Benjamin Ferron fait attention à chaque terme utilisé pour aborder le sujet, bien qu’habitué à le traiter après plusieurs travaux universitaires sur le conflit israélo-palestiniens. Depuis le début de la guerre en octobre 2023, le sociologue fait le nécessaire pour se protéger. « J’ai mis 1 mois à me rendre à mon premier rassemblement » confie-t-il. Cependant, il est important selon lui de « différencier la casquette du chercheur et celle du militant ».

Hugo Melchior, historien en histoire contemporaine à l’université de Rennes et également militant pour la cause Palestinienne, a une expérience sensiblement similaire. « Je n’ai aucun problème à en parler, affirme-t-il. Cependant je fais attention à chaque mots employé, car ça peut s’enflammer très vite ». Ce dernier explique se réfugier dans la rigueur académique et les sources qui lui permettent de rester au plus près de la réalité. 

« Une immense difficulté à se mobiliser »

« J’ai été stupéfait du silence de mes collègues qui n’ont pas hésité à dénoncer l’occupation ukrainienne quelques années auparavant » exprime Benjamin Ferron, qui aimerait que la mobilisation du milieu universitaire se déroule « plus sereinement ». « On a une immense difficulté à se mobiliser. » Le problème : l’autocensure de ses collègues face à la crainte des accusations d’antisémitisme.  

Un silence qui est aussi représentatif d’une faible mobilisation en France.
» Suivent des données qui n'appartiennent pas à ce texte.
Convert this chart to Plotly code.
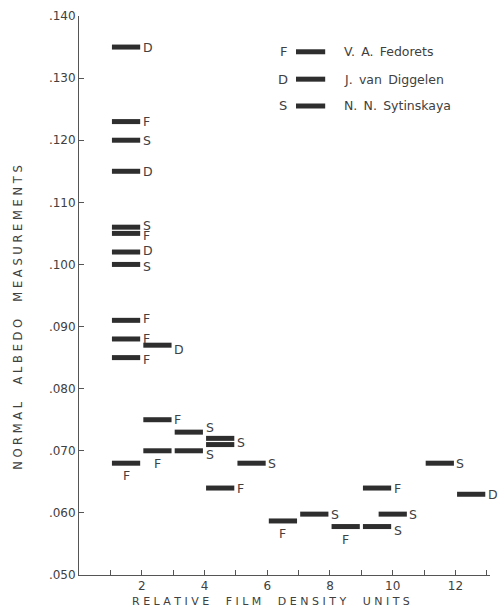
import plotly.graph_objects as go

# ---- data ----
x_start = [1, 1, 1, 1, 1, 1, 1, 1, 1, 1, 1, 1,
           2, 2, 2,
           3, 3,
           4, 4, 4,
           5, 6, 7, 8, 9, 9, 9.5, 11, 12]
albedo = [0.135, 0.123, 0.120, 0.115, 0.106, 0.105, 0.102, 0.100, 0.091, 0.088, 0.085, 0.068,
          0.087, 0.075, 0.070,
          0.073, 0.070,
          0.072, 0.071, 0.064,
          0.068, 0.0587, 0.0598, 0.0578, 0.0578, 0.064, 0.0598, 0.068, 0.063]
observer = ["D", "F", "S", "D", "S", "F", "D", "S", "F", "F", "F", "F",
            "D", "F", "F",
            "S", "S",
            "S", "S", "F",
            "S", "F", "S", "F", "S", "F", "S", "S", "D"]
# label placement: r = right, ru/rd = right nudged up/down, b = below centre,
# br = below right, ar = above right, n = none (shares the neighbouring label)
label_pos = ["r", "r", "r", "r", "ru", "rd", "ru", "rd", "ru", "r", "rd", "b",
             "br", "r", "b",
             "ar", "br",
             "br", "n", "r",
             "r", "b", "r", "b", "br", "r", "r", "r", "r"]
bar_width = 1.0

legend_keys = ["F", "D", "S"]
legend_names = ["V. A. Fedorets", "J. van Diggelen", "N. N. Sytinskaya"]

y_ticks = [0.05, 0.06, 0.07, 0.08, 0.09, 0.10, 0.11, 0.12, 0.13, 0.14]
y_ticktext = [".050", ".060", ".070", ".080", ".090", ".100", ".110", ".120", ".130", ".140"]
x_ticks = list(range(1, 14))
x_ticktext = [str(v) if v % 2 == 0 else "" for v in x_ticks]

INK = "#2e2e2e"
TXT = "#404040"
FONT = "DejaVu Sans"
gap = 0.05

xs, ys = [], []
for x0, y in zip(x_start, albedo):
    xs += [x0 + gap, x0 + bar_width - gap, None]
    ys += [y, y, None]

fig = go.Figure()
fig.add_trace(go.Scatter(x=xs, y=ys, mode="lines",
                         line=dict(color=INK, width=5), hoverinfo="skip",
                         showlegend=False, cliponaxis=False))

annotations = []
for x0, y, lab, pos in zip(x_start, albedo, observer, label_pos):
    if pos == "n":
        continue
    if pos == "b":
        annotations.append(dict(x=x0 + bar_width / 2, y=y, text=lab, showarrow=False,
                                xanchor="center", yanchor="top", yshift=-3,
                                font=dict(size=12.5)))
    else:
        ysh = {"r": 0, "ru": 2, "rd": -2, "br": -4, "ar": 5}[pos]
        annotations.append(dict(x=x0 + bar_width, y=y, text=lab, showarrow=False,
                                xanchor="left", yanchor="middle", xshift=-1, yshift=ysh,
                                font=dict(size=12.5)))

# legend
leg_y = [0.936, 0.887, 0.839]
shapes = []
for k, name, yy in zip(legend_keys, legend_names, leg_y):
    annotations.append(dict(x=0.497, y=yy, xref="paper", yref="paper", text=k,
                            showarrow=False, xanchor="center", yanchor="middle"))
    annotations.append(dict(x=0.64, y=yy, xref="paper", yref="paper",
                            text=name.replace(" ", "\u2002"),
                            showarrow=False, xanchor="left", yanchor="middle",
                            font=dict(size=12.5)))
    shapes.append(dict(type="line", xref="paper", yref="paper", x0=0.528, x1=0.599,
                       y0=yy, y1=yy, line=dict(color=INK, width=5)))

def spaced(s):
    return " ".join(s).replace("   ", "\u2003\u2002")

annotations.append(dict(x=0.467, y=0, xref="paper", yref="paper", yshift=-26,
                        text=spaced("RELATIVE FILM DENSITY UNITS"), showarrow=False,
                        xanchor="center", yanchor="middle", font=dict(size=11)))
annotations.append(dict(x=0, y=0.46, xref="paper", yref="paper", xshift=-61,
                        text=spaced("NORMAL ALBEDO MEASUREMENTS"), showarrow=False,
                        textangle=-90, xanchor="center", yanchor="middle",
                        font=dict(size=11.5)))

fig.update_layout(
    width=498, height=610, autosize=False,
    margin=dict(l=79, r=8, t=16, b=35),
    paper_bgcolor="white", plot_bgcolor="white",
    font=dict(family=FONT, size=13, color=TXT),
    annotations=annotations, shapes=shapes,
    showlegend=False,
)
fig.update_xaxes(range=[0, 13.1], tickmode="array", tickvals=x_ticks, ticktext=x_ticktext,
                 ticks="inside", ticklen=5, tickcolor="#555", showline=True, linecolor="#555",
                 linewidth=1, showgrid=False, zeroline=False, tickfont=dict(size=12))
fig.update_yaxes(range=[0.05, 0.14], tickmode="array", tickvals=y_ticks, ticktext=y_ticktext,
                 ticks="inside", ticklen=5, tickcolor="#555", showline=True, linecolor="#555",
                 linewidth=1, showgrid=False, zeroline=False, tickfont=dict(size=12))

fig.write_html("out.html", config={"displayModeBar": False},
               post_script="document.body.style.margin='0px';"
                           "document.body.style.overflow='hidden';")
Hugo Melchior explique que depuis 1947 qui marque la création de l’état d’Israël, le mouvement en faveur de la Palestine est « moindre » en France comparé à d’autres pays comme les États-Unis ou des pays arabo-musulmans. 

Malgré une mobilisation étudiante qui reste « faible numériquement » et « limité à Paris », d’après Hugo Melchior, le blocage a bénéficié d’une « lumière médiatique » qui est favorable au mouvement.  

Hélène Combes, chercheuse à Sciences Po Paris a exprimé sur Facebook son « sentiment de voir émerger à l’échelle internationale une génération qui va compter peut-être autant que celle en France de la guerre d’Algérie (celle de mes parents) ou celle de la guerre du Vietnam ». Si la mobilisation tend à s’étendre au delà de la devanture de Sciences Po, et dans plusieurs universités, ce serait une première en France.